## YOUR OBJECTIVE
Up to and including the line that contains "const expMIP500 = [172, 118, 63, 9];", repeat each line of the data exactly, starting from the first.

## SUPPLIED INFORMATION
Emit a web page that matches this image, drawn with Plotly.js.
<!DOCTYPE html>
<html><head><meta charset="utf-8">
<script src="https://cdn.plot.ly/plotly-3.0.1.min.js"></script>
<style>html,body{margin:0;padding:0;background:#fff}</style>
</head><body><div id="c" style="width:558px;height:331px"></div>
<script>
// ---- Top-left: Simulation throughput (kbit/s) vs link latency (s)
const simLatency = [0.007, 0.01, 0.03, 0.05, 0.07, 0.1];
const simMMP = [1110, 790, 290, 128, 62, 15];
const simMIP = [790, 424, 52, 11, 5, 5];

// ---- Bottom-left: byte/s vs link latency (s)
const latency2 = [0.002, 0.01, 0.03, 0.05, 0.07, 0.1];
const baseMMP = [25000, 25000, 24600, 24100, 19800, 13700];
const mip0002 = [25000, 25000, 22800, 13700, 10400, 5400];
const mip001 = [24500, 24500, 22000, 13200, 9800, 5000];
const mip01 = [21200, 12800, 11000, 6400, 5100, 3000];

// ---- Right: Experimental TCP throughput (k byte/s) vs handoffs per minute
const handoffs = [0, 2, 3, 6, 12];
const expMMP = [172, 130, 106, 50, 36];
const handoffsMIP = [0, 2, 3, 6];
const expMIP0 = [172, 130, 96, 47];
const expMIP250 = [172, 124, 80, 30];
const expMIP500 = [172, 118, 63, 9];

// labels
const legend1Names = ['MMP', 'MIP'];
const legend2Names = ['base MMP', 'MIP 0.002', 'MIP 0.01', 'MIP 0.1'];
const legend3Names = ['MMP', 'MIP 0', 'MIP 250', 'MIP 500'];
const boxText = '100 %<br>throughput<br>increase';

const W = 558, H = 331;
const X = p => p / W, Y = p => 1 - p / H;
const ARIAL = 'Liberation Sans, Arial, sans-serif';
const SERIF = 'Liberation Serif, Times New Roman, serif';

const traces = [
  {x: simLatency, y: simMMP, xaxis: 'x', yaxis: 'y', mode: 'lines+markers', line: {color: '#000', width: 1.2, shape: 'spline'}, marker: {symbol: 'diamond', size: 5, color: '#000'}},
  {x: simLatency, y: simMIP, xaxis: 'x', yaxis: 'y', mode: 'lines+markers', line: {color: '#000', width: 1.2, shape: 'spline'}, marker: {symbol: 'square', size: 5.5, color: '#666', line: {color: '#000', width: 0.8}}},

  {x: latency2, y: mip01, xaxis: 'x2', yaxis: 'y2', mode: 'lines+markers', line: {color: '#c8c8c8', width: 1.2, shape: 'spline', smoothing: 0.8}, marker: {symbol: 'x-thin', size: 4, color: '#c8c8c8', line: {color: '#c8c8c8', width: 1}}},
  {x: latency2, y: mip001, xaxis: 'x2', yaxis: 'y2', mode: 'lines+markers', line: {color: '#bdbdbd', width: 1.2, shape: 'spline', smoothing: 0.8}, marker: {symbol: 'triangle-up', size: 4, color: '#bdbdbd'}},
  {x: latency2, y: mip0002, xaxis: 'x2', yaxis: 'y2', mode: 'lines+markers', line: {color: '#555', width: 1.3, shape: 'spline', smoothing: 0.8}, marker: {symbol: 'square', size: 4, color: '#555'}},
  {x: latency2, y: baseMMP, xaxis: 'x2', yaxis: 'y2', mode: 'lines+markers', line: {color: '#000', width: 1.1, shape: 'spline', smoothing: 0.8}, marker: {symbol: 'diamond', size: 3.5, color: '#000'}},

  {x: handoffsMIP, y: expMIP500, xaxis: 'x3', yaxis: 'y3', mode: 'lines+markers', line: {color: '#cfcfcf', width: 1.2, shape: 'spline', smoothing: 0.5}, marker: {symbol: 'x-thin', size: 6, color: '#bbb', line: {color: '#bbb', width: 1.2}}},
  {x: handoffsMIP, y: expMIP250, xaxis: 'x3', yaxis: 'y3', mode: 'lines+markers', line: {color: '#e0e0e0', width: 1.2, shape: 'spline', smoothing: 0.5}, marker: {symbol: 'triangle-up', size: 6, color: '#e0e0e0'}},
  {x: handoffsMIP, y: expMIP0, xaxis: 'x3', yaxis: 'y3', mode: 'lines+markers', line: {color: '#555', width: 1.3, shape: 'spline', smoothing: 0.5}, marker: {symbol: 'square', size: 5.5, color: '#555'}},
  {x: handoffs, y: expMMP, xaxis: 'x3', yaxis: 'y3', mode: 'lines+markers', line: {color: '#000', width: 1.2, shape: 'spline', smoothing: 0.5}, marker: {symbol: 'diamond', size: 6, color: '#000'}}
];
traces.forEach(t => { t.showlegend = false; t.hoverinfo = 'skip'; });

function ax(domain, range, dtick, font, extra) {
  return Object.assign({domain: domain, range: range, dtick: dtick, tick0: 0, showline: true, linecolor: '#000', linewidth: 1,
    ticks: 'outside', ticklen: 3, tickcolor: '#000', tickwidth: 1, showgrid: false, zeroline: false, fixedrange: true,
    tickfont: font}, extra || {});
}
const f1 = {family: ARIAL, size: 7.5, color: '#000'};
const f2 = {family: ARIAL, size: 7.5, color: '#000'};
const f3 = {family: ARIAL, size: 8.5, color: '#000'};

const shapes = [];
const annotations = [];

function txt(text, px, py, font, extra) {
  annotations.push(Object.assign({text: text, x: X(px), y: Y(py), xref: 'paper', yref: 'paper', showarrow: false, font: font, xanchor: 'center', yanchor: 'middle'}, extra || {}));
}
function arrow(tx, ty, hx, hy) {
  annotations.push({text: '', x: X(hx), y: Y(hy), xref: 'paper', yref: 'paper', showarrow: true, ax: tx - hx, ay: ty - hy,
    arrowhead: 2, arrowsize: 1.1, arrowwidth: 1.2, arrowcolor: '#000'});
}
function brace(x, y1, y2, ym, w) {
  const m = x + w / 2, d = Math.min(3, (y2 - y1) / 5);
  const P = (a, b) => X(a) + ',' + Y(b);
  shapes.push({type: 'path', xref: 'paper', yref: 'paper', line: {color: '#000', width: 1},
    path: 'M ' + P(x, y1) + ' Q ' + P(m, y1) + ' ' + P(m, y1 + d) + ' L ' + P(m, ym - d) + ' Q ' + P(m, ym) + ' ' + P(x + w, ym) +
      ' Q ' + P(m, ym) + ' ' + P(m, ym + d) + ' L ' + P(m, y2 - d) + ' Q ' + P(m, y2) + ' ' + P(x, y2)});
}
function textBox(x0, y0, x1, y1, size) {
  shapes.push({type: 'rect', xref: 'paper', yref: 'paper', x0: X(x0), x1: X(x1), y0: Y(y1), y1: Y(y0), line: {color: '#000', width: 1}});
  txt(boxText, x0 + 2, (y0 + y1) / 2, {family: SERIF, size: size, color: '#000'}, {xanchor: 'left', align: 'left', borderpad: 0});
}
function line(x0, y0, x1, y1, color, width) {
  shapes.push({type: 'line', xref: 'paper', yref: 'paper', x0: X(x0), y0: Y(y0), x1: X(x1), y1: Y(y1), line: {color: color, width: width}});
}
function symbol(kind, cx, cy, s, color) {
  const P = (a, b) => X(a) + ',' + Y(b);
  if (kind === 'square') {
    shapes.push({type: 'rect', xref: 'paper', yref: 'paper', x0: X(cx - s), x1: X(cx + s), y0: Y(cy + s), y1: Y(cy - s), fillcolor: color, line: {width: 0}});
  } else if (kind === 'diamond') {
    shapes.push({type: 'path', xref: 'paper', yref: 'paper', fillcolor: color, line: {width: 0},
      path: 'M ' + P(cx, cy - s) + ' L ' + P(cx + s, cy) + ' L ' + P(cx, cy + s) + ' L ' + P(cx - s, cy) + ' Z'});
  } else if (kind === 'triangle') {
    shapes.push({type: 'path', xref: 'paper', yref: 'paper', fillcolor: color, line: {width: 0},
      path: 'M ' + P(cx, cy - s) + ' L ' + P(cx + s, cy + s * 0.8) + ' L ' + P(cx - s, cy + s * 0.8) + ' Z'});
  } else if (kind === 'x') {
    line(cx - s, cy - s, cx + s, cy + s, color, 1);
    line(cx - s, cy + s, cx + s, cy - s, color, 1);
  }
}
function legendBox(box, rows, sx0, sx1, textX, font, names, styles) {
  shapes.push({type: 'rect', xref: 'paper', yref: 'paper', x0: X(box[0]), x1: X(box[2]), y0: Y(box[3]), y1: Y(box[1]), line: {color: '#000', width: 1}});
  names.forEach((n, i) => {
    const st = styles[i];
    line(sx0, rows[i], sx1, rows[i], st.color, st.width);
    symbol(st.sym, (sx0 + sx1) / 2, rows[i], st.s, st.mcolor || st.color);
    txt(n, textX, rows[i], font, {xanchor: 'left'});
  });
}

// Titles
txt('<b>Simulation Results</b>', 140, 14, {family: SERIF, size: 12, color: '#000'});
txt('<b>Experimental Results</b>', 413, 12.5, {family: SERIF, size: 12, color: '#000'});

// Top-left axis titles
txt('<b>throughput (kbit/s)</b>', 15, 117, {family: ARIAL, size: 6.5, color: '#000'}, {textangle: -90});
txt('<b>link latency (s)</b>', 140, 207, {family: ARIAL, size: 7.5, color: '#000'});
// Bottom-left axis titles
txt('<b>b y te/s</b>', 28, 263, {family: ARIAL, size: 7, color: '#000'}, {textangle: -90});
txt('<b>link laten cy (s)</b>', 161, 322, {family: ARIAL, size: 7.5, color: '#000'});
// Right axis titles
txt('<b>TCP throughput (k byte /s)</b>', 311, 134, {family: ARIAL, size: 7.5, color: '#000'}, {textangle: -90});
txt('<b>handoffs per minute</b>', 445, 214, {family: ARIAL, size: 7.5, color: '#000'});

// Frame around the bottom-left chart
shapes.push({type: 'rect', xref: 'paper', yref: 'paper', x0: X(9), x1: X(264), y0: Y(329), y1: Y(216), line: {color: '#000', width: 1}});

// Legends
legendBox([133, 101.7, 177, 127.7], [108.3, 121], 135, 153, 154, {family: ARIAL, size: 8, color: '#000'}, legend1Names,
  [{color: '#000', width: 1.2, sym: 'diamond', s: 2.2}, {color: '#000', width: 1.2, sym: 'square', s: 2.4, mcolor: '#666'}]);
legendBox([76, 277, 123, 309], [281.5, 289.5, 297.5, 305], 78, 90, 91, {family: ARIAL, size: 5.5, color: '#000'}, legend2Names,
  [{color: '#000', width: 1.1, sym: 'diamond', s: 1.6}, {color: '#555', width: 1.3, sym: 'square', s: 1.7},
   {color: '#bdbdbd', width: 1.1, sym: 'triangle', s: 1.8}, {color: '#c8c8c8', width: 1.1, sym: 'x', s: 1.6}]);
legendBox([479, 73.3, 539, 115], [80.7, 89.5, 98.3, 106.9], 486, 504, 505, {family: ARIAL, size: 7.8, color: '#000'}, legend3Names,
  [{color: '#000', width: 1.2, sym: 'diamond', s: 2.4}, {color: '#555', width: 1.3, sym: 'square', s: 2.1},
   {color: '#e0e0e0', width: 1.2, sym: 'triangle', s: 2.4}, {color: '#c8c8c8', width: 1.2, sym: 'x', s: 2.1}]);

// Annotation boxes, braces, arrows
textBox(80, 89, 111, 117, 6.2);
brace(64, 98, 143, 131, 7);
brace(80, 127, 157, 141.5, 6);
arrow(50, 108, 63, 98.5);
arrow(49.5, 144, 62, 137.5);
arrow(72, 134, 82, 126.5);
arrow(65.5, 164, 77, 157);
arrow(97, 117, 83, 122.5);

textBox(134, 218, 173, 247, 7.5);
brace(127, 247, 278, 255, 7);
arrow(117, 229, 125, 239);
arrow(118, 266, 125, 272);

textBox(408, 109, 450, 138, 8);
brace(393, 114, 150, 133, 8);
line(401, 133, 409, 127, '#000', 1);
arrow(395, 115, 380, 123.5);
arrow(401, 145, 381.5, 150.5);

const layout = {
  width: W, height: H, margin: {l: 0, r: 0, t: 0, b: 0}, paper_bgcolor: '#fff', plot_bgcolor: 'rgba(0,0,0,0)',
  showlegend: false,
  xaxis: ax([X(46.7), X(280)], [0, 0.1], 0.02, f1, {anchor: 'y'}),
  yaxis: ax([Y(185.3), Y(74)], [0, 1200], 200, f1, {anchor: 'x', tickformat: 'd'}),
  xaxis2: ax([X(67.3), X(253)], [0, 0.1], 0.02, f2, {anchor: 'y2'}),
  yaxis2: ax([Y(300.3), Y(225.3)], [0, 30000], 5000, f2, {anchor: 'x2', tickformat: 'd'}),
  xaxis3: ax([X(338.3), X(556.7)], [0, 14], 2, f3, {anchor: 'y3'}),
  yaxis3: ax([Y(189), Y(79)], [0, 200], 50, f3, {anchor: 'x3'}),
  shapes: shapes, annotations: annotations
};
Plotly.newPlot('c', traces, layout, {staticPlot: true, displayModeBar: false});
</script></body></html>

## RESPONSE TO THIS EXERCISE
Emit a web page that matches this image, drawn with Plotly.js.
<!DOCTYPE html>
<html><head><meta charset="utf-8">
<script src="https://cdn.plot.ly/plotly-3.0.1.min.js"></script>
<style>html,body{margin:0;padding:0;background:#fff}</style>
</head><body><div id="c" style="width:558px;height:331px"></div>
<script>
// ---- Top-left: Simulation throughput (kbit/s) vs link latency (s)
const simLatency = [0.007, 0.01, 0.03, 0.05, 0.07, 0.1];
const simMMP = [1110, 790, 290, 128, 62, 15];
const simMIP = [790, 424, 52, 11, 5, 5];

// ---- Bottom-left: byte/s vs link latency (s)
const latency2 = [0.002, 0.01, 0.03, 0.05, 0.07, 0.1];
const baseMMP = [25000, 25000, 24600, 24100, 19800, 13700];
const mip0002 = [25000, 25000, 22800, 13700, 10400, 5400];
const mip001 = [24500, 24500, 22000, 13200, 9800, 5000];
const mip01 = [21200, 12800, 11000, 6400, 5100, 3000];

// ---- Right: Experimental TCP throughput (k byte/s) vs handoffs per minute
const handoffs = [0, 2, 3, 6, 12];
const expMMP = [172, 130, 106, 50, 36];
const handoffsMIP = [0, 2, 3, 6];
const expMIP0 = [172, 130, 96, 47];
const expMIP250 = [172, 124, 80, 30];
const expMIP500 = [172, 118, 63, 9];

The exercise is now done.